Vou então contar-vos a minha bonita viagem ao mundo da deficiência

Felizmente (sim, felizmente!) estou rodeada de incríveis seres humanos com deficiência há quase dez anos. E é caso para dizer que de há dez anos para cá a minha perceção do mundo, da vida, e dos seres humanos com deficiência em particular mudou radicalmente.

Num curto espaço temporal percebi que poucas pessoas me farão sentir tão bem ao pé delas quanto estes amores. Porque é realmente de amor que vos falo. Um amor muito difícil de encontrar naqueles que habitualmente nos rodeiam. Um amor que normalmente se faz acompanhar de um olhar puro e despido de todas aquelas coisas menos boas que vamos acumulando na nossa personalidade ao longo da vida. Imaginem a melhor versão de vocês mesmos, eles são assim.

 

Tenho uma enorme satisfação e um orgulho muitas vezes difícil de explicar em poder mudar a vida de muitos deles.
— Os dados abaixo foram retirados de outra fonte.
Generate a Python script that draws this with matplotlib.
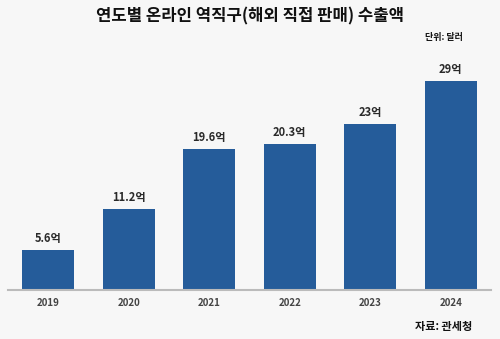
import matplotlib.pyplot as plt

plt.rcParams['font.family'] = ['Noto Sans CJK KR', 'DejaVu Sans']

years = ["2019", "2020", "2021", "2022", "2023", "2024"]
values = [5.6, 11.2, 19.6, 20.3, 23, 29]
labels = ["5.6억", "11.2억", "19.6억", "20.3억", "23억", "29억"]

fig = plt.figure(figsize=(5, 3.39), dpi=100, facecolor="#f7f7f7")
ax = fig.add_axes([0.016, 0.1445, 0.966, 0.74])
ax.set_facecolor("#f7f7f7")

x = range(len(years))
bars = ax.bar(x, values, width=0.64, color="#255c9a")
for b, lab in zip(bars, labels):
    ax.text(b.get_x() + b.get_width() / 2, b.get_height() + 0.7, lab,
            ha="center", va="bottom", fontsize=8, fontweight="heavy", color="#2a2a2a")

ax.set_xlim(-0.5, 5.5)
ax.set_ylim(0, 34.8)
ax.set_xticks(list(x))
ax.set_xticklabels(years, fontsize=7, fontweight="bold", color="#444444")
ax.tick_params(axis="x", length=0, pad=6)
ax.set_yticks([])
for s in ["top", "right", "left"]:
    ax.spines[s].set_visible(False)
ax.spines["bottom"].set_color("#bbbbbb")
ax.spines["bottom"].set_linewidth(1.5)

fig.text(0.5, 0.952, "연도별 온라인 역직구(해외 직접 판매) 수출액", ha="center", va="center",
         fontsize=12, fontweight="heavy", color="#111111")
fig.text(0.926, 0.888, "단위: 달러", ha="right", va="center",
         fontsize=6.5, fontweight="bold", color="#111111")
fig.text(0.944, 0.038, "자료: 관세청", ha="right", va="center",
         fontsize=8, fontweight="bold", color="#111111")

fig.savefig("out.png", dpi=100, facecolor=fig.get_facecolor())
Porque se em relação à personalidade de cada muito de maravilhoso tinha para vos contar, já em relação à condição física, infelizmente a genética não lhes é nada ”amiga”. No caso dos meninos com síndrome de down por exemplo, são muitas as complicação diagnosticadas logo à nascença e outras tantas complicação que vão surgindo ao longo da vida que exigem um acompanhamento de perto para que sejam amenizadas ou pelo menos controladas.

 

É com muito prazer que sou nutricionita já há alguns anos na AIREV, associação em Vizela de miúdos e graúdos com deficiência, e claro que não é fácil, tenho pela frente dos maiores desafios enquanto profissional. A ”doutora da comida”, como muitas vezes me chamam, tem que regrar, dizer não, e muitas vezes ser dura com aqueles maravilhosos olhinhos postos em mim. Sabiam que, por exemplo, muitos dos meninos da AIREV tem níveis praticamente inexistente de leptina no organismo? E, surpresa das surpresas para muitos de vocês, é a leptina que informa a nosso cérebro, quanto estamos a comer, que estamos saciados.

 

Ora agora façam o exercício, sem leptina o cérebro não recebe a informação, logo o apetite é infindável. E explicar tudo isto aos meus amores? Bem, certamente agora já entenderão melhor aquelas barriguinhas. Esta é apenas uma das razões claro, a compensação por parte dos familiares, o sedentarismo, a hipotonia, entre outras tantas coisas que deixam marcas nos seus corpos inevitavelmente. Na próxima semana publicarei na minha conta do facebook um programa de rádio onde tive a oportunidade de falar sobre este assunto em detalhe e aí perceberam melhor este enorme desafio.

 

O que descrevi no parágrafo acima é apenas um dos muitos desafios que tenho pela frente nos meus dias para tornar a vida destes meninos bem mais saudável e sobretudo duradoura. Confesso-vos que na AIREV cresci muito enquanto profissional, mas, honestamente, cresci essencialmente enquanto pessoa. Creio que a convivência com eles me aproximou daquilo que desejo vir um dia a ser, mais tolerante, menos exigente, e com uma visão de gratidão sobre as mais pequenas coisas.

 

Nem sempre é fácil lidar com a deficiência, e em termos nutricionais, com o leque gigante de problemas que podem acarretar, tudo se torna numa árdua missão, mas é muito gratificante perceber o quanto o meu trabalho é capaz de ajudar, simplificar, e ter um grande impacto na saúde destes maravilhosos seres humanos.

 

Senti necessidade de vos contar tudo isto, porque gostava de partilhar mais convosco o quão vos pode preencher trabalhar numa instituição como a AIREV, com um projeto todo ele desenvolvido em torno a melhoria da qualidade de vida dos seus meninos, como carinhosamente os tratamos. Em breve partilharei convosco mais histórias, fiquem atentos :).